WANDRD is a company started by 3 brothers who seem to have a particularly good grip on this, and the PRVKE 21 isn’t their first offering. The original PRVKE was funded on Kickstarter and delivered with much success, and this is merely a smaller, more refined version of it.
Features
- 3 Points of access: Adjustable Roll Top, Side Quick Camera Access, and Lay-Flat Clamshell Opening
- Removable, modular camera cube offers customizable storage for a complete camera kit (DSLR and up to 8 lenses); remove it to convert bag into a fully functional daypack
- Checkpoint friendly, laptop and tablet sleeve fits up to a 15″ Macbook Pro and iPad Pro and lets you breeze through airport security
- Secure passport pocket that sits against your back – perfect for passports, cash, or other important documents
- Sleek and minimal, urban-inspired design with an included rainfly and accessory straps for external gear attachment
Materials & Dimensions:
Waterproof Tarpaulin and Nylon Dobby. Weather Resistant YKK Zippers.
21 Pack Dimensions: 17″H X 11″W X 6.5″D
21 Pack Volume: 21 L to 25 L (Roll top fully extended)
21 Pack Weight: 1.3 kg (2.8 lbs)
Design & Build Quality
It’s a backpack, and as such there’s going to be a base standard design, but what the PRVKE 21 does with that design is what will set it apart. Each little piece of it (and this is important) FEELS good, and looks good.

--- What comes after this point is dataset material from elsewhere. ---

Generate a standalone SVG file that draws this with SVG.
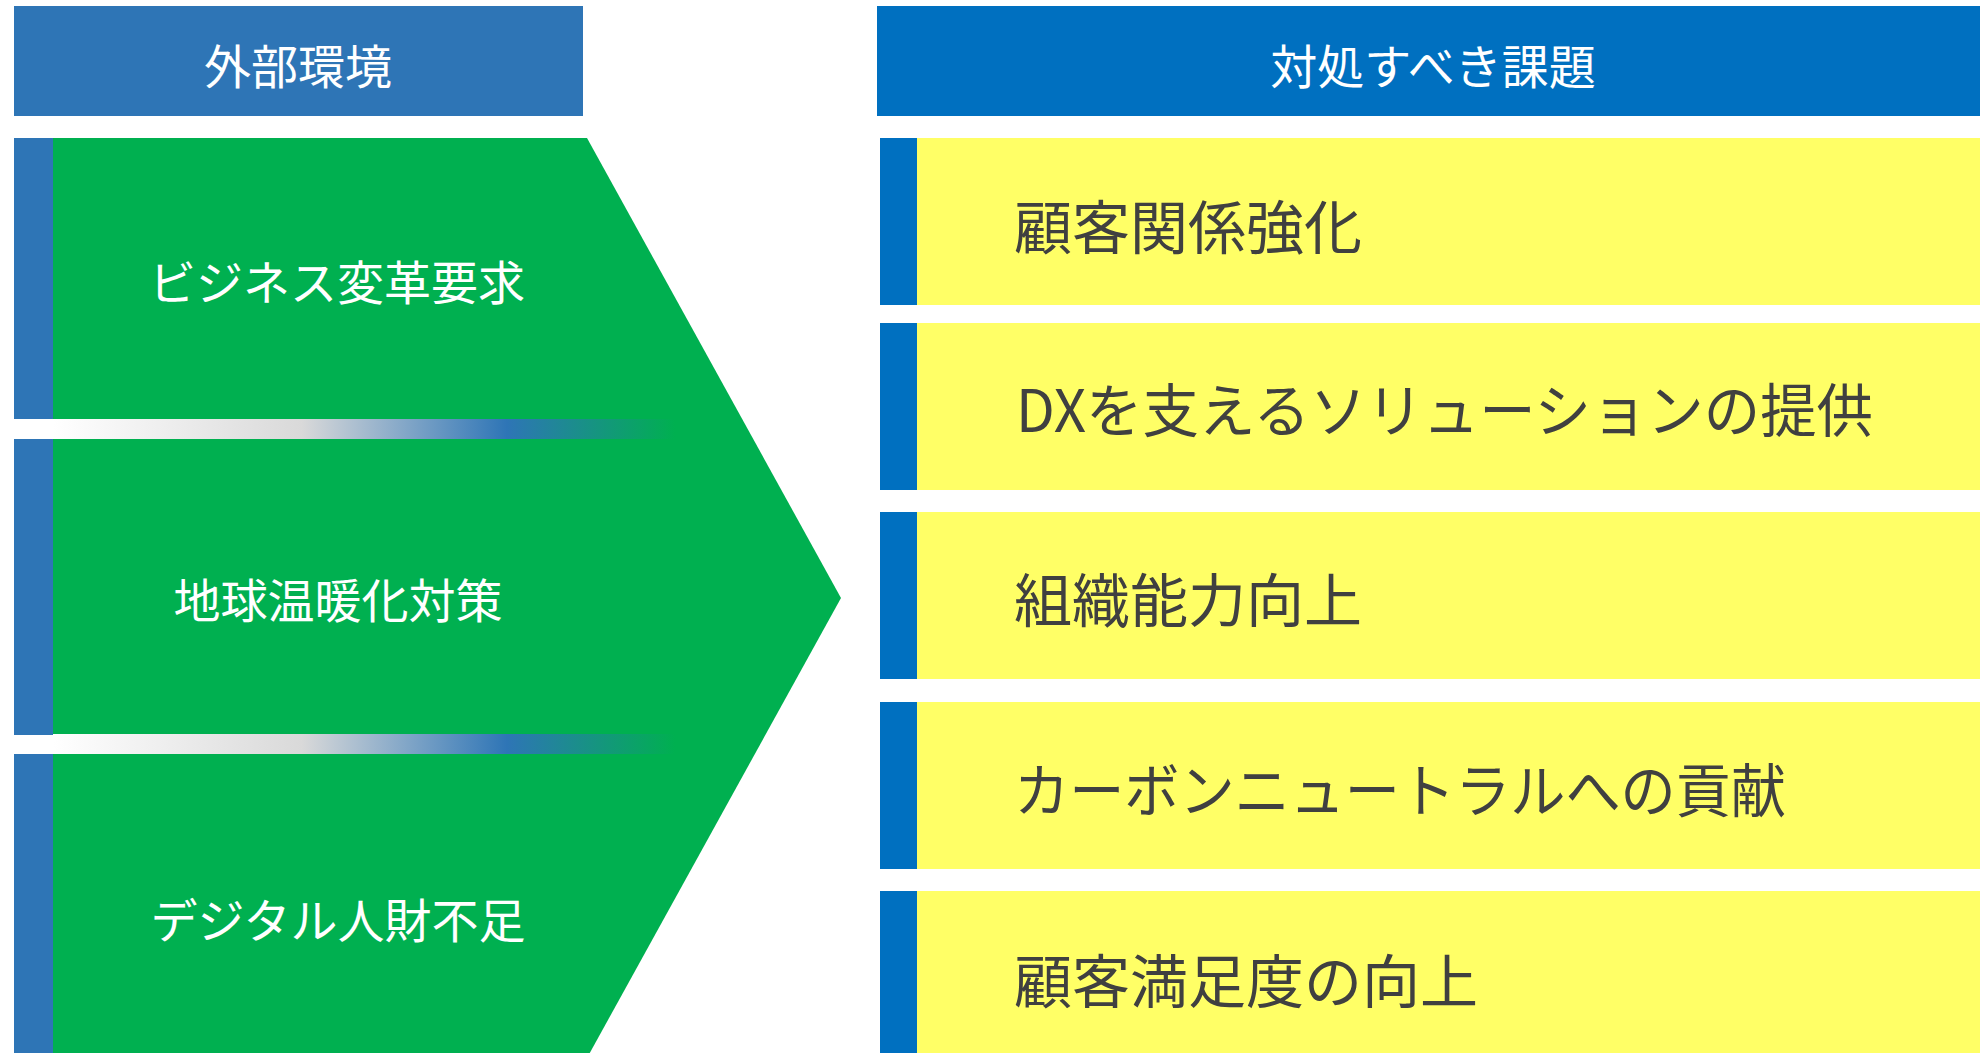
<svg xmlns="http://www.w3.org/2000/svg" width="1980" height="1053" viewBox="0 0 1980 1053">
<defs>
<linearGradient id="strip" x1="53" y1="0" x2="675" y2="0" gradientUnits="userSpaceOnUse">
<stop offset="0" stop-color="#ffffff"/>
<stop offset="0.4" stop-color="#d9d9d9"/>
<stop offset="0.73" stop-color="#2e75b6"/>
<stop offset="1" stop-color="#00b050"/>
</linearGradient>
<style>
.hdrL{fill:#2e75b6}
.hdrR{fill:#0070c0}
.barL{fill:#2e75b6}
.barR{fill:#0070c0}
.yel{fill:#ffff66}
.wt{fill:#ffffff;font-family:"Noto Sans CJK JP","Noto Sans CJK SC",sans-serif;font-size:47px;text-anchor:middle}
.dk{fill:#404040;font-family:"Noto Sans CJK JP","Noto Sans CJK SC",sans-serif;font-size:58px}
</style>
</defs>
<rect width="1980" height="1053" fill="#ffffff"/>

<g id="header-left">
<rect class="hdrL" x="14" y="6" width="569" height="110"/>
<text class="wt" x="298" y="84">外部環境</text>
</g>
<g id="header-right">
<rect class="hdrR" x="877" y="6" width="1103" height="110"/>
<text class="wt" x="1433" y="84">対処すべき課題</text>
</g>

<g id="chevron">
<polygon points="53,138 587,138 841,598 587,1058 53,1058" fill="#00b050"/>
<rect class="barL" x="14" y="138" width="39" height="281"/>
<rect class="barL" x="14" y="439" width="39" height="296"/>
<rect class="barL" x="14" y="754" width="39" height="299"/>
<rect x="53" y="419" width="622" height="20" fill="url(#strip)"/>
<rect x="53" y="734" width="622" height="20" fill="url(#strip)"/>
</g>

<g id="env-1"><text class="wt" x="337" y="300">ビジネス変革要求</text></g>
<g id="env-2"><text class="wt" x="338" y="618">地球温暖化対策</text></g>
<g id="env-3"><text class="wt" x="338" y="938">デジタル人財不足</text></g>

<g id="issue-1">
<rect class="barR" x="880" y="138" width="37" height="167"/>
<rect class="yel" x="917" y="138" width="1063" height="167"/>
<text class="dk" x="1014" y="249">顧客関係強化</text>
</g>
<g id="issue-2">
<rect class="barR" x="880" y="323" width="37" height="167"/>
<rect class="yel" x="917" y="323" width="1063" height="167"/>
<text class="dk" x="1016" y="432" textLength="857" lengthAdjust="spacingAndGlyphs">DXを支えるソリューションの提供</text>
</g>
<g id="issue-3">
<rect class="barR" x="880" y="512" width="37" height="167"/>
<rect class="yel" x="917" y="512" width="1063" height="167"/>
<text class="dk" x="1014" y="622">組織能力向上</text>
</g>
<g id="issue-4">
<rect class="barR" x="880" y="702" width="37" height="167"/>
<rect class="yel" x="917" y="702" width="1063" height="167"/>
<text class="dk" x="1014" y="812" textLength="772" lengthAdjust="spacingAndGlyphs">カーボンニュートラルへの貢献</text>
</g>
<g id="issue-5">
<rect class="barR" x="880" y="891" width="37" height="162"/>
<rect class="yel" x="917" y="891" width="1063" height="162"/>
<text class="dk" x="1014" y="1003">顧客満足度の向上</text>
</g>

<g id="connectors"></g>
</svg>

I’ve taken this to Toronto, Tokyo, London, Santa Barbara, Vegas, NYC, Miami and more, and between city treks and mountainous ones; in skyscrapers and military tarmacs, and without fail it garners the curiosity of the discerning. Men and women, I might add, as the bag looks fine on both.
I’ve had and do have many a camera bag but nothing pulls inquiries and frequent glances like the PRVKE 21. I’ve had meetings with the team at Leica who’ve asked to see it, and the same with many well known photographers we’ve featured here on this site.

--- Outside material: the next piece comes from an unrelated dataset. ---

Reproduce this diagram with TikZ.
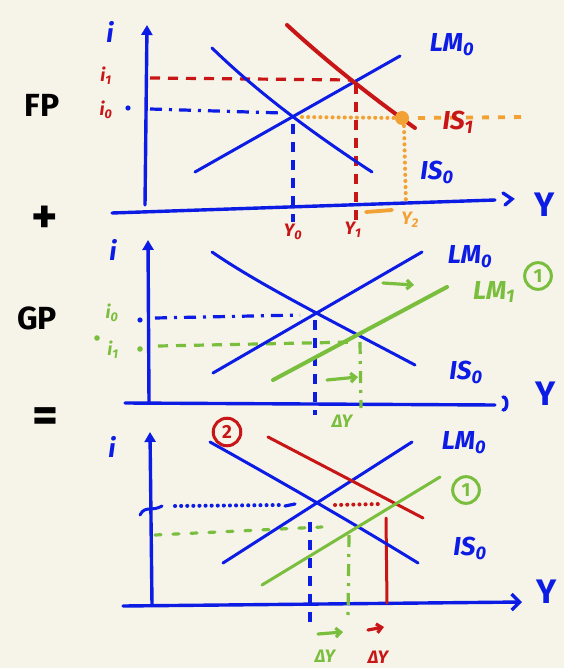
\documentclass[tikz,border=0pt]{standalone}
\usepackage{fontspec}
\setmainfont{Fira Sans}
\usetikzlibrary{arrows.meta}
\definecolor{bg}{RGB}{246,243,232}
\definecolor{pblue}{RGB}{12,28,228}
\definecolor{pred}{RGB}{200,22,22}
\definecolor{porange}{RGB}{242,162,52}
\definecolor{pgreen}{RGB}{122,190,62}
\tikzset{
 axis/.style={pblue, line width=3.4pt, line cap=round},
 curve/.style={line width=3pt, line cap=round},
 thick curve/.style={line width=4pt, line cap=round},
 lbl/.style={font=\fontsize{26}{26}\selectfont\bfseries\itshape, inner sep=0pt},
 slbl/.style={font=\fontsize{18}{18}\selectfont\bfseries\itshape, inner sep=0pt},
 big/.style={font=\fontsize{32}{32}\selectfont\bfseries, inner sep=0pt},
 huge/.style={font=\fontsize{50}{50}\selectfont\bfseries, inner sep=0pt},
 ylbl/.style={pblue, font=\fontsize{34}{34}\selectfont\bfseries, inner sep=0pt},
 dashline/.style={line width=3.2pt, dash pattern=on 10pt off 8pt},
 dashdot/.style={line width=3.2pt, dash pattern=on 12pt off 7pt on 3pt off 7pt},
 dotline/.style={line width=4pt, line cap=round, dash pattern=on 0.1pt off 6pt},
 circled/.style={circle, draw, line width=3pt, inner sep=4pt, font=\fontsize{19}{19}\selectfont\bfseries},
 harrow/.style={line width=3.2pt, line cap=round, -{Straight Barb[length=5pt,width=9pt]}},
}
\begin{document}
\begin{tikzpicture}[x=1pt,y=-1pt]
\fill[bg] (0,0) rectangle (564,668);
\clip (0,0) rectangle (564,668);

% ---------- side labels ----------
\node[big] (fp) at (42,105) {FP};
\node[huge] (plus) at (45,220) {+};
\node[big] (gp) at (37,318) {GP};
\node[huge] (eq) at (45,420) {=};

% =============== PANEL 1 ===============
\draw[axis,-{Triangle[length=10pt,width=11pt]}] (145,205) -- (147,25);
\draw[axis] (112,213) -- (495,200);
\draw[axis] (503,193) -- (512,199) -- (505,205);
\node[ylbl] (y1) at (545,205) {Y};
\node[lbl,pblue] (i1lab) at (110,32) {i};
\node[slbl,pred] (ia) at (106,76) {i\textsubscript{1}};
\node[slbl,pred] (ib) at (106,110) {i\textsubscript{0}};
\fill[pblue] (128,108) circle (2.6pt);

% guides
\draw[pred,dashline] (150,78) -- (352,80);
\draw[pred,dashline] (356,84) -- (356,222);
\draw[pblue,dashdot] (150,109) -- (282,113);
\draw[pblue,dashline] (293,124) -- (293,222);
\draw[porange,dotline] (302,117) -- (398,118);
\draw[porange,line width=3.8pt,dash pattern=on 7pt off 9pt] (418,118) -- (528,117);
\draw[porange,dotline] (404,126) -- (406,205);
\draw[porange,line width=3.8pt,line cap=round] (366,212) -- (392,210);

% curves
\draw[pblue,curve] (212,48) .. controls (250,85) and (300,125) .. (372,172);
\draw[pblue,curve] (195,172) -- (400,56);
\draw[pred,thick curve] (287,25) .. controls (325,60) and (365,92) .. (415,128);
\fill[porange] (402,118) circle (7pt);

\node[slbl,pred] (y0l) at (293,232) {Y\textsubscript{0}};
\node[slbl,pred] (y1l) at (353,230) {Y\textsubscript{1}};
\node[slbl,porange] (y2l) at (410,220) {Y\textsubscript{2}};
\node[lbl,pblue] (lm0a) at (452,45) {LM\textsubscript{0}};
\node[lbl,pred] (is1a) at (458,122) {IS\textsubscript{1}};
\node[lbl,pblue] (is0a) at (437,172) {IS\textsubscript{0}};

% =============== PANEL 2 ===============
\draw[axis,-{Triangle[length=10pt,width=11pt]}] (149,402) -- (148,240);
\draw[axis] (125,403) -- (495,405);
\draw[axis] (503,397) to[out=0,in=0] (503,410);
\node[ylbl] (y2) at (546,394) {Y};
\node[lbl,pblue] (i2lab) at (113,250) {i};
\node[slbl,pgreen] (ic) at (112,313) {i\textsubscript{0}};
\node[slbl,pgreen] (id) at (113,350) {i\textsubscript{1}};
\fill[pgreen] (97,338) circle (2.8pt);
\fill[pgreen] (140,349) circle (2.8pt);
\fill[pblue] (140,320) circle (2.6pt);

\draw[pblue,dashdot] (155,318) -- (300,315);
\draw[pgreen,dashline] (158,346) -- (355,342);
\draw[pblue,dashline] (315,320) -- (315,415);
\draw[pgreen,dashdot] (360,342) -- (361,408);

\draw[pblue,curve] (212,252) .. controls (260,285) and (330,320) .. (415,365);
\draw[pblue,curve] (213,373) -- (422,252);
\draw[pgreen,thick curve] (273,380) -- (447,287);

\draw[pgreen,harrow] (327,380) -- (358,377);
\draw[pgreen,harrow] (383,283) -- (414,285);
\node[slbl,pgreen] (dy2) at (342,421) {ΔY};
\node[lbl,pblue] (lm0b) at (470,257) {LM\textsubscript{0}};
\node[lbl,pgreen] (lm1b) at (494,292) {LM\textsubscript{1}};
\node[circled,pgreen] (c1b) at (538,276) {1};
\node[lbl,pblue] (is0b) at (466,372) {IS\textsubscript{0}};

% =============== PANEL 3 ===============
\draw[axis,-{Triangle[length=10pt,width=11pt]}] (152,605) -- (150,432);
\draw[axis,-{Straight Barb[length=8pt,width=16pt]}] (123,606) -- (522,602);
\node[ylbl,anchor=west] (y3) at (536,592) {Y};
\node[lbl,pblue] (i3lab) at (112,447) {i};
\draw[pblue,line width=3pt,line cap=round] (140,515) .. controls (145,505) and (152,512) .. (162,506);

\draw[pblue,dotline] (175,506) -- (280,505);
\draw[pblue,line width=3.2pt,line cap=round] (285,506) -- (295,504);
\draw[pred,dotline] (335,505) -- (380,504);
\draw[pgreen,line width=3.2pt,dash pattern=on 6pt off 12pt,line cap=round] (155,535) -- (322,527);
\draw[pblue,dashline] (310,522) -- (310,622);
\draw[pgreen,dashdot] (349,535) -- (348,620);
\draw[pred,curve] (386,518) -- (387,603);

\draw[pblue,curve] (210,442) .. controls (260,470) and (340,515) .. (418,563);
\draw[pblue,curve] (223,563) -- (412,442);
\draw[pred,curve] (268,437) -- (423,518);
\draw[pgreen,curve] (262,585) -- (440,477);

\node[circled,pred] (c2) at (227,432) {2};
\node[circled,pgreen] (c1c) at (466,490) {1};
\node[lbl,pblue] (lm0c) at (464,443) {LM\textsubscript{0}};
\node[lbl,pblue] (is0c) at (470,548) {IS\textsubscript{0}};

\draw[pgreen,harrow] (318,634) -- (343,632);
\draw[pred,harrow] (368,630) -- (384,627);
\node[slbl,pgreen] (dy3a) at (325,656) {ΔY};
\node[slbl,pred] (dy3b) at (378,657) {ΔY};
\end{tikzpicture}
\end{document}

Simply put, it’s inviting. There seems to be no expense spared in choosing the materials and the manner in which they were crafted, and this immediately sets it apart from other backpacks and particularly roll-top backpacks.

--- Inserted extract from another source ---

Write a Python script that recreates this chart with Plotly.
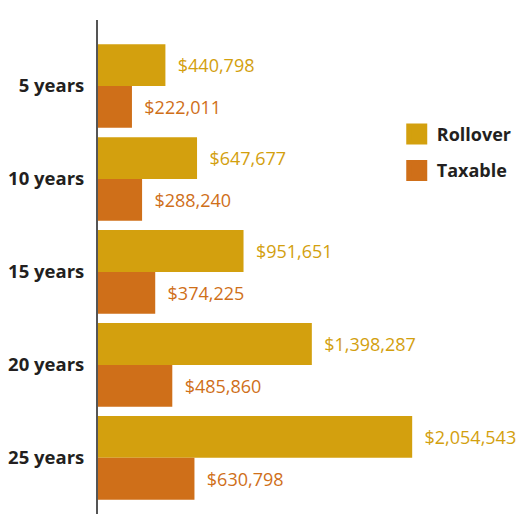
import plotly.graph_objects as go

categories = ["5 years", "10 years", "15 years", "20 years", "25 years"]
rollover = [440798, 647677, 951651, 1398287, 2054543]
taxable = [222011, 288240, 374225, 485860, 630798]
series_names = ["Rollover", "Taxable"]
colors = ["#D3A00E", "#CF6F19"]

fig = go.Figure()
for name, vals, col in zip(series_names, [rollover, taxable], colors):
    fig.add_trace(go.Bar(
        y=categories, x=vals, orientation="h", name=name,
        marker=dict(color=col, line=dict(width=0)),
        texttemplate="\u00a0\u00a0%{x:$,.0f}", textposition="outside",
        textfont=dict(family="Open Sans", size=18, color=col),
        constraintext="none", cliponaxis=False, showlegend=False,
    ))
    fig.add_trace(go.Scatter(
        x=[None], y=[None], mode="markers", name=name, legendgroup=name,
        marker=dict(symbol="square", size=16, color=col, line=dict(color=col, width=5)),
        showlegend=True,
    ))

# page body adds an 8px margin, so the figure is kept small enough not to scroll
fig.update_layout(
    width=509, height=506,
    margin=dict(l=88, r=0, t=12, b=0),
    paper_bgcolor="white", plot_bgcolor="white",
    barmode="group", bargap=0.1, bargroupgap=0,
    xaxis=dict(range=[0, 2740000], visible=False, fixedrange=True),
    yaxis=dict(
        categoryorder="array", categoryarray=categories,
        range=[4.604, -0.71], showline=True, linecolor="#555555", linewidth=2,
        showgrid=False, zeroline=False, ticks="", ticklabelstandoff=8,
        tickfont=dict(family="Open Sans", size=18.5, color="#231f20", weight="bold"),
    ),
    legend=dict(
        x=0.713, y=0.806, xanchor="left", yanchor="top",
        font=dict(family="Open Sans", size=18, color="#231f20", weight="bold"),
        traceorder="grouped", tracegroupgap=10, bgcolor="rgba(0,0,0,0)",
    ),
    showlegend=True,
)

fig.write_html("out.html")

Where Most roll-tops can look a messy, like a shopping bag that’s been sat on, the PRVKE21 looks a little disheveled at most, but mostly it just looks neat collapsed or expanded, and that’s quite a feet for some 21 liters of bag. You can actually carry this out and not look like you’re camping, whilst at the same time have much of that utility.
How they achieved that, I think (after much consideration), is probably by channeling the lessons of French writer, Antoine de Saint-Exupery, famous for realizing “Perfection is Achieved Not When There Is Nothing More to Add, But When There Is Nothing Left to Take Away”. So they’ve stripped it of the superfluous and only the necessities remain.
That’s called attention to detail, and they have considered so much.
Performance
However important the above is, it matters naught without being able to perform the task of being a companion for the photography inclined, but luckily that’s an area it shines in.
The top handle grips that allow you to hold it at your side like a carryall are magnetized subtilely and are easy to grip without tearing through your hands. The padding on your back feels less like a hockey pad and more like it is a blending of a scuba suit and the driver’s seat from a Maserati.
There are just enough compartments to make sense before getting confusing, so there is a felt-lined place for your phone, one for your keys, a front slat for documents or cables; a zippered area for memory cards or batteries; a rain cover for the entire bag; a slot on the back pad to hold money and passports so that it can’t be picked.
Inside against your back there’s a spot for your laptop (15in) and iPad. Then there’s the expandable bottle holder area, and optional waist pads for support, and numerous clips that allow you to attach a tripod – there’s just so much.
The camera storage section of the PRVKE 21 is the Camera Cube area which lives as the bottom half of the bag. It is removable, but without it some of the bag’s structural integrity is gone. However, it’s still perfectly usable, and if filled and on your back looks fine, just not as rigid. Regardless, the cube is easily secured inside the main compartment, and is featured into the bag wall that opens to let the user access a camera – that’s to say it’s nicely integrated and doesn’t feel like a separate guest being lost in a host.
It warrants saying that rhis isn’t necessarily meant to be a bag you take when you need to load up on large DSLR lenses and a pro body with grip built in. You can fit a D850 in here nicely with an 85 on it and even have the SIGMA 135 1.8 in there also (as I have right now), but you won’t fit a D5 or a 70-200 2.8 – not unless you chuck it in the top (or squeeze in through the back) – which is also fine.
But this is built for those who have a DSLR and move with 2 lenses or so, or a mirrorless system like a Fuji, Leica, or Sony. I’ve had a Sony A7rIII in here with a 24-70 G Master and 85mm G Master, as well as the Leica TL2 with an assortment of lenses, and it all fit beautifully, with easy access.
As per travel it opens up quickly and easily in airports so you can take out your laptop and remove the entire camera cube for easy inspection, and that’s a major plus. It also stows away under the average airline seat making it suitable for carry-on. In fact, since I’ve had it I’ve not traveled with anything but. The only thing I think may change that is that WANDRD has a new type of bag out and my hopes are high. Hopefully we can get one in for review soon.
So that’s it really. There are camera bags to endure and there are camera bags to enjoy, and this –firmly– is the latter. It’s the kind of thing that you end up realizing you are always gravitating to even in the face of considerable options, and one that you’ll realize is often the daily solution to carrying your gear. Frankly, it’s absolutely brilliant.